═══ Input material
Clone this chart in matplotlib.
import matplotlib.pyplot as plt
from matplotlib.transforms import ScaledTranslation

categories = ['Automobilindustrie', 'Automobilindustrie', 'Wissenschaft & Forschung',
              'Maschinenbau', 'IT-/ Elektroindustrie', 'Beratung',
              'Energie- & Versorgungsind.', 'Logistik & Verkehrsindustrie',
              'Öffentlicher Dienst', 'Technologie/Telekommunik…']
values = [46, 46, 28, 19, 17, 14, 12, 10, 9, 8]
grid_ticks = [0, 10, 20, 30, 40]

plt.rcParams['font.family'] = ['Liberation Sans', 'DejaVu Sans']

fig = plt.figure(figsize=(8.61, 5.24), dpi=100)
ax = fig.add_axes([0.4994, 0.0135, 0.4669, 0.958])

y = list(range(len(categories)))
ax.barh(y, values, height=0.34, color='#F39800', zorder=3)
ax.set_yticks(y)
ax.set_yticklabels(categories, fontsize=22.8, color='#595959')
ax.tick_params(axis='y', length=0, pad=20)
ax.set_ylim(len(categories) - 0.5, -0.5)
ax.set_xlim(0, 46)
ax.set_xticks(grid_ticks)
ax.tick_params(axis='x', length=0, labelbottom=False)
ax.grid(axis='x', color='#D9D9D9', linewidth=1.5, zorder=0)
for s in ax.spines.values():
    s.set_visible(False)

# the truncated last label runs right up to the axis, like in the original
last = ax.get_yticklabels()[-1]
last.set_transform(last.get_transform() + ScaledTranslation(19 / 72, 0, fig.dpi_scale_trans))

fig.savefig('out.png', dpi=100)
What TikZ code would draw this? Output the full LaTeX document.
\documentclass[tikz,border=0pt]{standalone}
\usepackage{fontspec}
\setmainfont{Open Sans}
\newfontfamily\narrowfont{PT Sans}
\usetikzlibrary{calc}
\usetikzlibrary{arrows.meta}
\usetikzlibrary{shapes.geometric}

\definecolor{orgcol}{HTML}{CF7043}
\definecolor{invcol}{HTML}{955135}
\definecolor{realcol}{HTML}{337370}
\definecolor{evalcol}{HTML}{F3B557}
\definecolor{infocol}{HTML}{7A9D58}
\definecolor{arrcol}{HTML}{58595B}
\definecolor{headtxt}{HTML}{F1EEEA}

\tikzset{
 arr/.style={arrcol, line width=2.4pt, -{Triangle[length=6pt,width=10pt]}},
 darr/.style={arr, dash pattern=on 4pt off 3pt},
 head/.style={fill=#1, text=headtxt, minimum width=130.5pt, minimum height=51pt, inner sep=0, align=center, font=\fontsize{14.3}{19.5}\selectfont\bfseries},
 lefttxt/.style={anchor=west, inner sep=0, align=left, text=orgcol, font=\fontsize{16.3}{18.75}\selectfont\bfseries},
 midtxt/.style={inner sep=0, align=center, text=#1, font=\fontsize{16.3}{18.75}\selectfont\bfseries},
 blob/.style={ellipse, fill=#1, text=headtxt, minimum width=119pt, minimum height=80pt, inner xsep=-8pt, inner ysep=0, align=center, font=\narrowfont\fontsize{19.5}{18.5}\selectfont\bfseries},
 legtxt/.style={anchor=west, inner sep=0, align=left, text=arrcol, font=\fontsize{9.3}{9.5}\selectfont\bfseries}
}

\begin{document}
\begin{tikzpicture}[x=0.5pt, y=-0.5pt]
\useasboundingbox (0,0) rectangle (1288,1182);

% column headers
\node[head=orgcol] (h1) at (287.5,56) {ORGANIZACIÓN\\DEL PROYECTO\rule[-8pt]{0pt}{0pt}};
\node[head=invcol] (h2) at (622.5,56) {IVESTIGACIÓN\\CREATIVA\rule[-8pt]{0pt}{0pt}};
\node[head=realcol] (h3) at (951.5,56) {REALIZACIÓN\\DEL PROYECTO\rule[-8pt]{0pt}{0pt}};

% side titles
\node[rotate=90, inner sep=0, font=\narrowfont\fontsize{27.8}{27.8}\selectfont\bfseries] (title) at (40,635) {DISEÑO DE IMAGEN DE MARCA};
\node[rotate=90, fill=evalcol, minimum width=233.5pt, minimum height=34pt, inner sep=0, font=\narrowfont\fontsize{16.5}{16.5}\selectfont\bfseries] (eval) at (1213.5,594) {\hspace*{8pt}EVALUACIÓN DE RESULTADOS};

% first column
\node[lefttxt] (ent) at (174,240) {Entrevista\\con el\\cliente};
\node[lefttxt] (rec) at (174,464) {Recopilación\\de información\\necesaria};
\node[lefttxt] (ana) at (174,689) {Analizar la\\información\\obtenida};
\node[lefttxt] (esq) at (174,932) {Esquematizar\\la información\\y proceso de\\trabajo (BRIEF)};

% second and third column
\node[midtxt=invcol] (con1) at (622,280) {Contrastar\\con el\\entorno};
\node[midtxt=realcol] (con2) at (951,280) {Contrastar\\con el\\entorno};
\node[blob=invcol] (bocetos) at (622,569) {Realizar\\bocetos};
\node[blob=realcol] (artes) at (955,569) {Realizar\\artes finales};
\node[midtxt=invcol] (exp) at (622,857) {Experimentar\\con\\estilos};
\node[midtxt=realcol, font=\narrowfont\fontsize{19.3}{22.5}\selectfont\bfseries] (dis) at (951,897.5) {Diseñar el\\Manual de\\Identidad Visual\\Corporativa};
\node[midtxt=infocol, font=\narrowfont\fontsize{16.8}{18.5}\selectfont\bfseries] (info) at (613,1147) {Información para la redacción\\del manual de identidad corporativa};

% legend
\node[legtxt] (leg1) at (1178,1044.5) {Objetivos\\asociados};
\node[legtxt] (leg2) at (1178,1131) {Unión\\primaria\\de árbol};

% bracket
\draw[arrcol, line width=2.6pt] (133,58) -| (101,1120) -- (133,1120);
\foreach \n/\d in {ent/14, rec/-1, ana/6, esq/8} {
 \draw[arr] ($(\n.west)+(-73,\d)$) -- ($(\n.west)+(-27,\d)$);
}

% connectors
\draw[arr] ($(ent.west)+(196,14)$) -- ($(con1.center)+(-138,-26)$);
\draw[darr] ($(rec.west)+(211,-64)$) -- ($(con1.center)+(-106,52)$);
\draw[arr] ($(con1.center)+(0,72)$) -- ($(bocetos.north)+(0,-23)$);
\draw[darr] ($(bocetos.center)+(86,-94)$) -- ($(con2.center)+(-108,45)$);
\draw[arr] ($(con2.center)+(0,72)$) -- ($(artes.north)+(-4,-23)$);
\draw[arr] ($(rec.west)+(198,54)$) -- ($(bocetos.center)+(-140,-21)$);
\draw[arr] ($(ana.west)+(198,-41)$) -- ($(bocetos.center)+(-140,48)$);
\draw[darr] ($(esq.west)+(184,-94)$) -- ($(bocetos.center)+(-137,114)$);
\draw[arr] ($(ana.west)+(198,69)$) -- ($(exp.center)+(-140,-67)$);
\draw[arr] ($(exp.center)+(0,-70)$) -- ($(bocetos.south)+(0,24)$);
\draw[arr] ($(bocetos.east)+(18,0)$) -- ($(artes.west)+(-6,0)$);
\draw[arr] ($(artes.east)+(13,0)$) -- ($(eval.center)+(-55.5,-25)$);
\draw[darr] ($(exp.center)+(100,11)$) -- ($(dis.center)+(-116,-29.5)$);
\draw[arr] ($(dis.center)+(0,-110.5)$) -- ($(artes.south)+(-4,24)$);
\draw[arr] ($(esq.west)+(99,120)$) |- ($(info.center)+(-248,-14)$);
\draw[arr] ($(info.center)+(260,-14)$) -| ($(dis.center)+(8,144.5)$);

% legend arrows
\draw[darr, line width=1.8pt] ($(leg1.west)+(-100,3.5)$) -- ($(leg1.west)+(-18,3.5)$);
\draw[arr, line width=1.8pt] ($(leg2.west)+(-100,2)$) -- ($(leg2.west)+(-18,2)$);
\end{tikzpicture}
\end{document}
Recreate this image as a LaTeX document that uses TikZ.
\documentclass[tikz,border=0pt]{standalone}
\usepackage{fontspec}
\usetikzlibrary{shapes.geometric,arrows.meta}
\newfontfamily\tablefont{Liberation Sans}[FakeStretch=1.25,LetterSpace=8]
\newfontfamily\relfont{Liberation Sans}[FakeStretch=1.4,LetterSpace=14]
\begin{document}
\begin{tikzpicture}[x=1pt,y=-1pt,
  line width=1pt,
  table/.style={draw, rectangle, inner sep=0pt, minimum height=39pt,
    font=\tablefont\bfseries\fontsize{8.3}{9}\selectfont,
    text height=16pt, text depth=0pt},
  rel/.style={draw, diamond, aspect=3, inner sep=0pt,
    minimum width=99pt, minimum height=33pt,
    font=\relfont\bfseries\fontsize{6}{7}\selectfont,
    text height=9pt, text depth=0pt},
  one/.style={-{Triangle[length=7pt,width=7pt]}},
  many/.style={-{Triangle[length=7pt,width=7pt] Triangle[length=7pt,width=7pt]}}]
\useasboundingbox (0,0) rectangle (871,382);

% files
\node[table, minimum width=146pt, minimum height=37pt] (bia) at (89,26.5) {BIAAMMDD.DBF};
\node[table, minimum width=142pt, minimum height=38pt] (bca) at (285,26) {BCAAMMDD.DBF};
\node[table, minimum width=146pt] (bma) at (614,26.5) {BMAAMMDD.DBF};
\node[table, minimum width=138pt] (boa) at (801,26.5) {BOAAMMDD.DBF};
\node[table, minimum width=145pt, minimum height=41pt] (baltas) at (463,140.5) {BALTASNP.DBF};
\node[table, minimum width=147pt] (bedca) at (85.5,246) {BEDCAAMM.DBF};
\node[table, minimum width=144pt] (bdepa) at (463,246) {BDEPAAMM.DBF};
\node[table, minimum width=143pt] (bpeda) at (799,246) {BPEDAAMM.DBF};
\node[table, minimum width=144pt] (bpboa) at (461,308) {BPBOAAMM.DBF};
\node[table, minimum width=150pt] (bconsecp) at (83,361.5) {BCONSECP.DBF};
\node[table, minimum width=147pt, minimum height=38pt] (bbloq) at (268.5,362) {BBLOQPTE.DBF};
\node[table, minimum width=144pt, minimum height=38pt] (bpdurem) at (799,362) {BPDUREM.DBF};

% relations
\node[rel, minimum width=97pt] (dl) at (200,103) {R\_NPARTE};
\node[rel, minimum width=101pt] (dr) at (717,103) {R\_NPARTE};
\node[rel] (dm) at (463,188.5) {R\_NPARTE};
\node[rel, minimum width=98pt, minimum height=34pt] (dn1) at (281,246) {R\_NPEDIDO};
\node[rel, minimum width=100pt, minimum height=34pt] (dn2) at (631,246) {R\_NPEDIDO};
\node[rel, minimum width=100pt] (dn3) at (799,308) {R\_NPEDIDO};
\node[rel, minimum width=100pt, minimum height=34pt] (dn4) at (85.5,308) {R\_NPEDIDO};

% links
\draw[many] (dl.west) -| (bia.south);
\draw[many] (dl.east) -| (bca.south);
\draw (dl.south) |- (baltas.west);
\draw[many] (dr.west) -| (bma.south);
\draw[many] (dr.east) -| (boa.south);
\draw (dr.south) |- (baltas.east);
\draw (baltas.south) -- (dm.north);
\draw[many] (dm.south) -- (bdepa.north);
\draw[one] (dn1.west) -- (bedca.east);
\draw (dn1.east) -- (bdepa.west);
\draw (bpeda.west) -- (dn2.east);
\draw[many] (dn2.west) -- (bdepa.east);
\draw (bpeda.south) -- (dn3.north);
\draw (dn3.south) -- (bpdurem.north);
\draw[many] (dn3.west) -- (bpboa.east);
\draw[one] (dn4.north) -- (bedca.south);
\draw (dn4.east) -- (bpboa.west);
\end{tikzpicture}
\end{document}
══════
Short task – Quote in full each line from the top of the records above through the line with "ax = fig.add_axes([0.4994, 0.0135, 0.4669, 0.958])"; stop after that line.

Exercise response –
Clone this chart in matplotlib.
import matplotlib.pyplot as plt
from matplotlib.transforms import ScaledTranslation

categories = ['Automobilindustrie', 'Automobilindustrie', 'Wissenschaft & Forschung',
              'Maschinenbau', 'IT-/ Elektroindustrie', 'Beratung',
              'Energie- & Versorgungsind.', 'Logistik & Verkehrsindustrie',
              'Öffentlicher Dienst', 'Technologie/Telekommunik…']
values = [46, 46, 28, 19, 17, 14, 12, 10, 9, 8]
grid_ticks = [0, 10, 20, 30, 40]

plt.rcParams['font.family'] = ['Liberation Sans', 'DejaVu Sans']

fig = plt.figure(figsize=(8.61, 5.24), dpi=100)
ax = fig.add_axes([0.4994, 0.0135, 0.4669, 0.958])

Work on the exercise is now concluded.